Some details about Redtail Farms: We’re located just outside of Castor, Alberta. We currently have 200 heads of cattle, 20% of which are grass-finished and direct-marketed to families, butchers, and restaurants. We also raise 30 Berkshire pigs a year, which are rotated through our forests, our self-harvest cover crops, and are fed homegrown chemical-free grain. This pork is direct-marketed, too. We’re committed to produce nutrient-dense foods while healing our soils, retaining water on-site, increasing drought resistance, supporting diverse ecosystems, and creating a living model for what the future of agriculture can be.

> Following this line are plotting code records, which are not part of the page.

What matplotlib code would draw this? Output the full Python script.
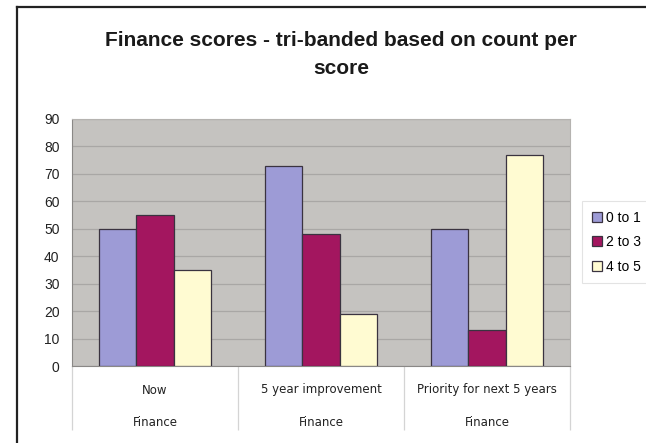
"""Finance scores bar chart, tri-banded by count per score."""

import matplotlib.pyplot as plt
import numpy as np
from matplotlib.lines import Line2D
from matplotlib.transforms import blended_transform_factory

categories = ["Now", "5 year improvement", "Priority for next 5 years"]
group_label = "Finance"
bands = ["0 to 1", "2 to 3", "4 to 5"]
band_low = [50, 73, 50]
band_mid = [55, 48, 13]
band_high = [35, 19, 77]
yticks = [0, 10, 20, 30, 40, 50, 60, 70, 80, 90]

colors = ["#9d9bd6", "#a3165f", "#fffbd2"]

plt.rcParams["font.family"] = ["Liberation Sans", "DejaVu Sans"]

W, H = 646, 443
figure = plt.figure(figsize=(W / 100, H / 100), dpi=100)
figure.patch.set_facecolor("white")

# outer chart frame (right and bottom edges run off the picture)
frame_kw = dict(color="#222222", linewidth=1.6, transform=figure.transFigure)
figure.add_artist(Line2D([17 / W, 1.0], [1 - 7 / H, 1 - 7 / H], **frame_kw))
figure.add_artist(Line2D([17 / W, 17 / W], [0.0, 1 - 7 / H], **frame_kw))

left, right, top, bottom = 72, 570, 119, 366
axis = figure.add_axes(
    [left / W, 1 - bottom / H, (right - left) / W, (bottom - top) / H]
)
axis.set_facecolor("#c5c3c0")

x = np.arange(len(categories))
width = 0.225
for offset, values, color, label in zip(
    (-width, 0, width), (band_low, band_mid, band_high), colors, bands
):
    axis.bar(
        x + offset,
        values,
        width=width,
        color=color,
        edgecolor="#3a3340",
        linewidth=0.9,
        label=label,
        zorder=3,
    )

axis.set_xlim(-0.5, len(categories) - 0.5)
axis.set_ylim(0, 90)
axis.set_yticks(yticks)
axis.tick_params(axis="y", labelsize=10, length=0, pad=9, labelcolor="#222222")
axis.set_xticks([])
axis.yaxis.grid(True, color="#a9a7a5", linewidth=0.9, zorder=1)
axis.set_axisbelow(True)
for side in ("top", "right"):
    axis.spines[side].set_color("#b5b3b0")
axis.spines["left"].set_color("#8a8886")
axis.spines["bottom"].set_color("#8a8886")

# two-level category labels with separators below the axis
blend = blended_transform_factory(axis.transData, axis.transAxes)
span = bottom - top
edges = np.arange(len(categories) + 1) - 0.5
axis.vlines(
    edges, -64 / span, 0, transform=blend, colors="#d4d4d4", linewidth=0.9,
    clip_on=False,
)
for position, name in zip(x, categories):
    axis.text(position, -24 / span, name, transform=blend, ha="center",
              va="center", fontsize=8.5, family="DejaVu Sans", color="#222222")
    axis.text(position, -56 / span, group_label, transform=blend, ha="center",
              va="center", fontsize=8.5, family="DejaVu Sans", color="#222222")

title_kw = dict(ha="center", va="center", fontsize=15, fontweight="bold",
                color="#1a1a1a")
figure.text(341 / W, 1 - 40 / H,
            "Finance scores - tri-banded based on count per", **title_kw)
figure.text(341 / W, 1 - 68 / H, "score", **title_kw)

legend = figure.legend(
    loc="upper left",
    bbox_to_anchor=(582 / W, 1 - 201 / H),
    frameon=True,
    fancybox=False,
    fontsize=10,
    handlelength=0.75,
    handleheight=0.75,
    handletextpad=0.25,
    labelspacing=0.75,
    borderpad=0.7,
    borderaxespad=0,
)
legend.get_frame().set_edgecolor("#dddddd")
legend.get_frame().set_linewidth(0.8)

figure.savefig("out.png", dpi=100)
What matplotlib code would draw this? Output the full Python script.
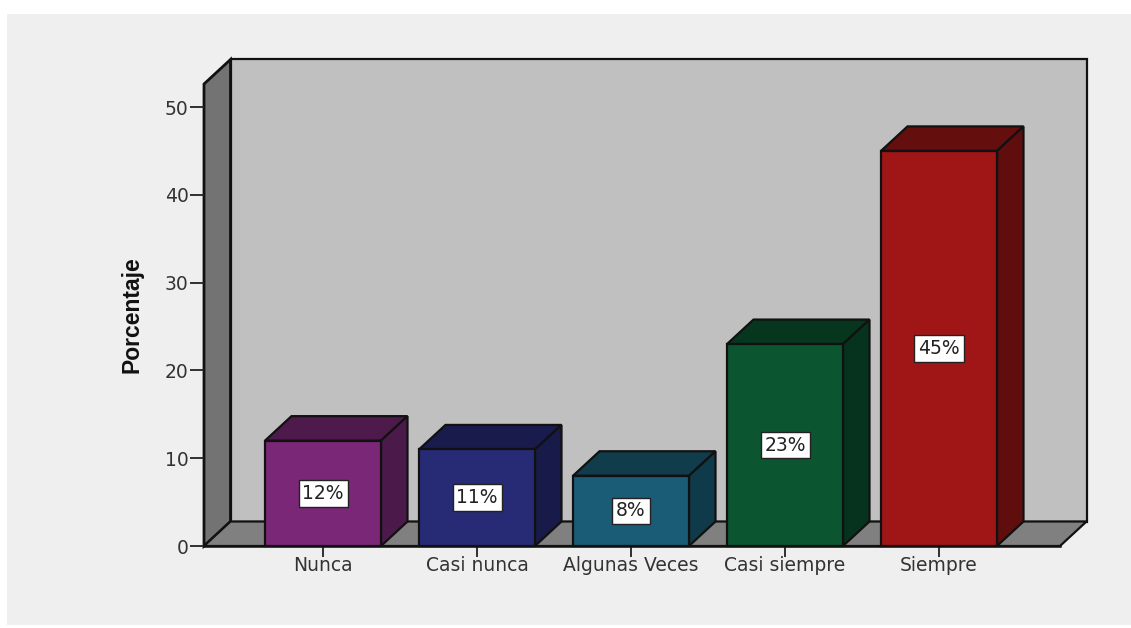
import matplotlib
matplotlib.use('Agg')
import matplotlib.pyplot as plt
from matplotlib.patches import Rectangle

categorias = ['Nunca', 'Casi nunca', 'Algunas Veces', 'Casi siempre', 'Siempre']
porcentajes = [12, 11, 8, 23, 45]
colores_frente = ['#7b2778', '#272a75', '#1a5b75', '#0b5530', '#a01516']
colores_tapa = ['#4e1a4c', '#191b4c', '#103c4c', '#07361f', '#650e0e']
colores_lado = ['#4c194b', '#181a49', '#0f3a4a', '#06331d', '#600d0d']
ticks_y = [0, 10, 20, 30, 40, 50]

W, H = 1131, 628
x0, x1 = 204, 1060      # front plane, pixels
y0, y50 = 546, 107      # value 0 and value 50, pixels
paso = 154
centro0 = 323

xmin = -(centro0 - x0) / paso
xmax = (x1 - centro0) / paso
ppu = (y0 - y50) / 50
ymax = (y0 - 84) / ppu
dx = 26.5 / paso        # depth of the 3d effect
dy = 24.5 / ppu
ancho = 116 / paso

plt.rcParams['font.family'] = ['DejaVu Sans']

fig = plt.figure(figsize=(W / 100, H / 100), dpi=100, facecolor='white')
fondo = Rectangle((7 / W, 1 - 625 / H), (W - 7) / W, 611 / H, transform=fig.transFigure,
                  facecolor='#efefef', edgecolor='none', zorder=-1)
fig.add_artist(fondo)

ax = fig.add_axes([x0 / W, 1 - y0 / H, (x1 - x0) / W, (y0 - 84) / H])
ax.patch.set_alpha(0)
ax.set_xlim(xmin, xmax)
ax.set_ylim(0, ymax)
for s in ax.spines.values():
    s.set_visible(False)


def cara(xs, ys, color, lw=1.6, z=1):
    ax.fill(xs, ys, facecolor=color, edgecolor='#111111', linewidth=lw, clip_on=False,
            joinstyle='miter', zorder=z)


# walls and floor
cara([xmin + dx, xmax + dx, xmax + dx, xmin + dx], [dy, dy, ymax + dy, ymax + dy], '#c0c0c0')
cara([xmin, xmin + dx, xmin + dx, xmin], [0, dy, ymax + dy, ymax], '#737373', lw=2)
cara([xmin, xmax, xmax + dx, xmin + dx], [0, 0, dy, dy], '#808080')

# bars
for i, v in enumerate(porcentajes):
    a, b = i - ancho / 2, i + ancho / 2
    cara([a, b, b + dx, a + dx], [v, v, v + dy, v + dy], colores_tapa[i], z=3)
    cara([b, b + dx, b + dx, b], [0, dy, v + dy, v], colores_lado[i], z=3)
    cara([a, b, b, a], [0, 0, v, v], colores_frente[i], z=4)
    ax.text(i, v / 2, f'{v}%', ha='center', va='center', fontsize=13.5, color='#222222', zorder=5,
            bbox=dict(boxstyle='square,pad=0.2', facecolor='white', edgecolor='#222222', linewidth=1))

ax.plot([xmin, xmax], [0, 0], color='#111111', lw=1.8, clip_on=False, zorder=6)

ax.set_xticks(range(len(categorias)))
ax.set_xticklabels(categorias)
ax.set_yticks(ticks_y)
ax.tick_params(axis='x', length=8, width=1.3, labelsize=13.5, labelcolor='#333333', color='#222222', pad=-1)
ax.tick_params(axis='y', length=10, width=1.3, labelsize=13.5, labelcolor='#333333', color='#222222', pad=1)

fig.text(132 / W, 1 - 315 / H, 'Porcentaje', rotation=90, ha='center', va='center', fontsize=16.5,
         fontweight='bold', color='#111111', family=['Liberation Sans Narrow', 'Liberation Sans'])

fig.savefig('out.png', dpi=100)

Due to annual moisture levels, the farm is situated at a transition point between parkland and grassland. This is dryland country but also grass country, which makes it ideal to finish and run cattle. We’re fortunate to be surrounded by many smaller, unique ecosystems such as lakes, sloughs, wetlands, and other uncultivated landscapes as well, which means we cohabit the space with a lot of wildlife. It’s a beautiful place to raise a family, but also poses some significant challenges.

Main Challenges

Our chief struggles revolve around issues of drought, marketing, and having a clear idea and direction for the farm going forward. It’s hard to convey the constant background stress when your livelihood is dependent on factors you can’t control, like rain. It’s also difficult to put the tremendous resources into producing a quality product and still muster up the energy to market it effectively.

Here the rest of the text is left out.